On average, we expect 95% of the 95% CIs to include the true population parameter.
If normality assumptions are not valid, or you’re dealing with outliers or skewed distributions, bootstrap is typically more reliable.
If normality assumptions are valid and sample sizes are large, the parametric approach will be more efficient.
Population Characteristics: Given the right skew of the population data, I would recommend drawing a larger sample to better capture the variability in the population, especially with the presence of larger candy weights.

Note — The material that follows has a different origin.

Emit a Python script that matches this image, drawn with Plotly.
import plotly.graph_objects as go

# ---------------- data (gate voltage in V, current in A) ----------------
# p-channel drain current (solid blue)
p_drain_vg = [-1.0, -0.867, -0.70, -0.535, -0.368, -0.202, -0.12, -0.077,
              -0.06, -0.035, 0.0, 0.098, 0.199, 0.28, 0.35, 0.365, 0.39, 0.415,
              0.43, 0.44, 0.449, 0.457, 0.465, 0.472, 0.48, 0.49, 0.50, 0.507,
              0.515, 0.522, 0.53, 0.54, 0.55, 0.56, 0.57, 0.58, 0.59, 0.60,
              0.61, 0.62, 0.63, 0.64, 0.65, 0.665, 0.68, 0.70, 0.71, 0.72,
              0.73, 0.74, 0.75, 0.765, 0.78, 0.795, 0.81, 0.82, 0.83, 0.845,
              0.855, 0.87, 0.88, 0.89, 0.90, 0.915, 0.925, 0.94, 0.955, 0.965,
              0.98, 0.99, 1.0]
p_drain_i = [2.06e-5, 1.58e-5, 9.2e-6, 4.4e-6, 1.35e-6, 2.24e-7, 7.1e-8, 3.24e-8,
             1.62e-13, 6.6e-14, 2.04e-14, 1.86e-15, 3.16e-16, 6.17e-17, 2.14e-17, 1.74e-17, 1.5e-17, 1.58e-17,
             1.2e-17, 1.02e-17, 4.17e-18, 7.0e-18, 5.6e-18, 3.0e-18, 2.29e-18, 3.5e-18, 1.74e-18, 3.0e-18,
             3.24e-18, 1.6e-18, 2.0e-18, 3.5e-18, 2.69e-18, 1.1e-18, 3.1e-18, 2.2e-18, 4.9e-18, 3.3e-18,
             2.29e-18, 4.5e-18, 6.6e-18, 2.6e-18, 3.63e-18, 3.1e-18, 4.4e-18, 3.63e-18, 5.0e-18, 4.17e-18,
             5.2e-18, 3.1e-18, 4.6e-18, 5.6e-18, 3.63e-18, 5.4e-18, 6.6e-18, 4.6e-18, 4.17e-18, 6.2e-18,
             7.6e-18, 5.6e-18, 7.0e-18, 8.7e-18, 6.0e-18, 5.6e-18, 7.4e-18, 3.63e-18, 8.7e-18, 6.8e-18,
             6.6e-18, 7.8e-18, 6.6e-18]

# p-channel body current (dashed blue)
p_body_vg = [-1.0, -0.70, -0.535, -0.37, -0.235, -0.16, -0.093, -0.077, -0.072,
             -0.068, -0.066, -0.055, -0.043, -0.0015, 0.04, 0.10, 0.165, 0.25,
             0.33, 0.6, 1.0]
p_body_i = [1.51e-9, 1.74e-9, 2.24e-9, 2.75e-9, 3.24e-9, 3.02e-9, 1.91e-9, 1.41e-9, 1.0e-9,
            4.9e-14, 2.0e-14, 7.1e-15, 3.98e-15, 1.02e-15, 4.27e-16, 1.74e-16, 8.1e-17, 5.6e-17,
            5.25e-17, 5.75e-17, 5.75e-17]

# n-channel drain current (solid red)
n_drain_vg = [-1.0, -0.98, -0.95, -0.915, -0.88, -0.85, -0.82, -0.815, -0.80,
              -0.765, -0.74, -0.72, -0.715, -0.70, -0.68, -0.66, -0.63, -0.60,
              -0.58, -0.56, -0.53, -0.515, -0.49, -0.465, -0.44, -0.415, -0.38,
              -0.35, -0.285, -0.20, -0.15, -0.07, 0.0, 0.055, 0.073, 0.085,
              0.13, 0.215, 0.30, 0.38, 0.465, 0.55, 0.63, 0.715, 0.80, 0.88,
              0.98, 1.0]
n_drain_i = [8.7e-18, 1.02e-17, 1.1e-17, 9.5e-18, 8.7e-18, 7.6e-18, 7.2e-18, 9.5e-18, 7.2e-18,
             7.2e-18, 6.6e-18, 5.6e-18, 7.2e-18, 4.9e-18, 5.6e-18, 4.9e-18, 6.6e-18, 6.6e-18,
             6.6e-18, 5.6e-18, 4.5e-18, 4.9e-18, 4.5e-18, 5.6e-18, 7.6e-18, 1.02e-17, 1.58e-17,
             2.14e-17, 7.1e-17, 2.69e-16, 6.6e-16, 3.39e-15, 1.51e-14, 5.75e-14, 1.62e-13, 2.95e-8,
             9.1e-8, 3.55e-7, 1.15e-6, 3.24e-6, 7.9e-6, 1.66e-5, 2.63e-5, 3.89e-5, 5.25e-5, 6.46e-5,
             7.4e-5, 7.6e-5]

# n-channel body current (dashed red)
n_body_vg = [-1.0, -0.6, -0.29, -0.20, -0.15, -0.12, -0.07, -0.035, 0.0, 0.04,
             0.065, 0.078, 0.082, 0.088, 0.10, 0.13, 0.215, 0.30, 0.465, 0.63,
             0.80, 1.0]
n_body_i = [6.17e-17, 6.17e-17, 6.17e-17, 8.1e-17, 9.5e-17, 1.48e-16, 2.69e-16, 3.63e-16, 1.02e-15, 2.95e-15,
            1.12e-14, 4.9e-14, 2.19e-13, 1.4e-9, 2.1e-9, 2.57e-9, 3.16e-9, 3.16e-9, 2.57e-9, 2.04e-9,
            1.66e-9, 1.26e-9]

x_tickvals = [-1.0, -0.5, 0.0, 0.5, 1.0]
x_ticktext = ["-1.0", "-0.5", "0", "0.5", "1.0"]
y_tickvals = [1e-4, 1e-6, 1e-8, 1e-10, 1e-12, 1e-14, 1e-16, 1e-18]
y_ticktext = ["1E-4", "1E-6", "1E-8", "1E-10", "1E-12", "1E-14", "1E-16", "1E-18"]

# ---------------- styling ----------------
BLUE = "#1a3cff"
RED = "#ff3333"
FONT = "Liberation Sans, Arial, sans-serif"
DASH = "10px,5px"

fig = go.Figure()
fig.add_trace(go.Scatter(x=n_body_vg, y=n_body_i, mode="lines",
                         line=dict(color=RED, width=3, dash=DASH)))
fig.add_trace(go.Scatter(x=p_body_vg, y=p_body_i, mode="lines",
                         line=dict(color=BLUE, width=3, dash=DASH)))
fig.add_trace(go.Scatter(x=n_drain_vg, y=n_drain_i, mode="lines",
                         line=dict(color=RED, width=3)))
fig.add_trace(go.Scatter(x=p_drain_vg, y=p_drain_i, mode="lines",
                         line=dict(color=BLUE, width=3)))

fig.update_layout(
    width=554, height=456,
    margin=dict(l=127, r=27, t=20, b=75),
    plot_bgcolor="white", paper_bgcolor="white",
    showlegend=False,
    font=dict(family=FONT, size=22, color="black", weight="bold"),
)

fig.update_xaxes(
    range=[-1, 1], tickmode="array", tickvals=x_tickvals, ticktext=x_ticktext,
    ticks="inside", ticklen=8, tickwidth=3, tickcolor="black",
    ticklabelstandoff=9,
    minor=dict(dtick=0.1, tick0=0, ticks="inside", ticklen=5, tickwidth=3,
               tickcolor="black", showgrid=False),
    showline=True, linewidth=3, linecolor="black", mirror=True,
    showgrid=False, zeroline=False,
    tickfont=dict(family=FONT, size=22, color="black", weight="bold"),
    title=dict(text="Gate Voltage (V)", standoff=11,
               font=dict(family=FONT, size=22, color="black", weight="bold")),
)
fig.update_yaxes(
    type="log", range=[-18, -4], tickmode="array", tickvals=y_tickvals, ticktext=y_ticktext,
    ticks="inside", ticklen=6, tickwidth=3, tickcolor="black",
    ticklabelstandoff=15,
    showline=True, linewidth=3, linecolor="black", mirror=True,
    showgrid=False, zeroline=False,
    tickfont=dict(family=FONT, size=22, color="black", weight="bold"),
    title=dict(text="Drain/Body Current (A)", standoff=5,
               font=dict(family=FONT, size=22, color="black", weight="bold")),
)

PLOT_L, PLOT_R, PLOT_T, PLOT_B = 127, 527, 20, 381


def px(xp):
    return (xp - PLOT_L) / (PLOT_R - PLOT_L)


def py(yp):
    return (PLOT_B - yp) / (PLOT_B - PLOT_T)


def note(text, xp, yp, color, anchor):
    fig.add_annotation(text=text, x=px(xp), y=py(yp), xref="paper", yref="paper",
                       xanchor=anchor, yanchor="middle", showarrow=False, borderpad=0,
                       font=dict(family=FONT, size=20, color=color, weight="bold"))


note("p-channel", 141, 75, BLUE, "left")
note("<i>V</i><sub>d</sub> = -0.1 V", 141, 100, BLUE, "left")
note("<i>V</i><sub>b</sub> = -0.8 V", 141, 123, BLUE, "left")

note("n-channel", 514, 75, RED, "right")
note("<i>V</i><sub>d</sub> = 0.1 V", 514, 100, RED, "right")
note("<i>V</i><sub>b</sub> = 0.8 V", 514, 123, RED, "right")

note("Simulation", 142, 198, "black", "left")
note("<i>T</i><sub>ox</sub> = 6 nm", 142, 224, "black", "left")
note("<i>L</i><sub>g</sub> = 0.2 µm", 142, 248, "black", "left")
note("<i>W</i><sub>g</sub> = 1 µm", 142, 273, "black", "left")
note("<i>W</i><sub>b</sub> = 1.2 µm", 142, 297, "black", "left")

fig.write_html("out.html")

Stratification: To account for potential differences in candy sizes, I would consider stratifying by candy type(e.g., full-size candy, mid-size candy, small pieces). This stratification would help ensure that all candy types are properly represented in the sample and would reduce bias in the estimates. This means dividing the population into distinct groups (strata) based on candy size, then drawing samples from each group proportionally. Stratification ensures that all candy types are represented in the sample, which would help reduce bias and ensure more accurate estimates of the total candy weight.
Bootstrap for Uncertainty: Due to the skewness and potential outliers in the data, I would use a bootstrap approach to estimate the standard error and construct the confidence interval (CI). Bootstrapping is more robust to non-normality and provides a more accurate representation of the uncertainty in the estimates.
Larger sample sizes help mitigate the effects of skewness and provide more reliable estimates.
Stratification improves representation across different candy types, leading to more accurate inferences.
Bootstrapping handles non-normal distributions well, making it a suitable choice for estimating variability and constructing CIs in this context.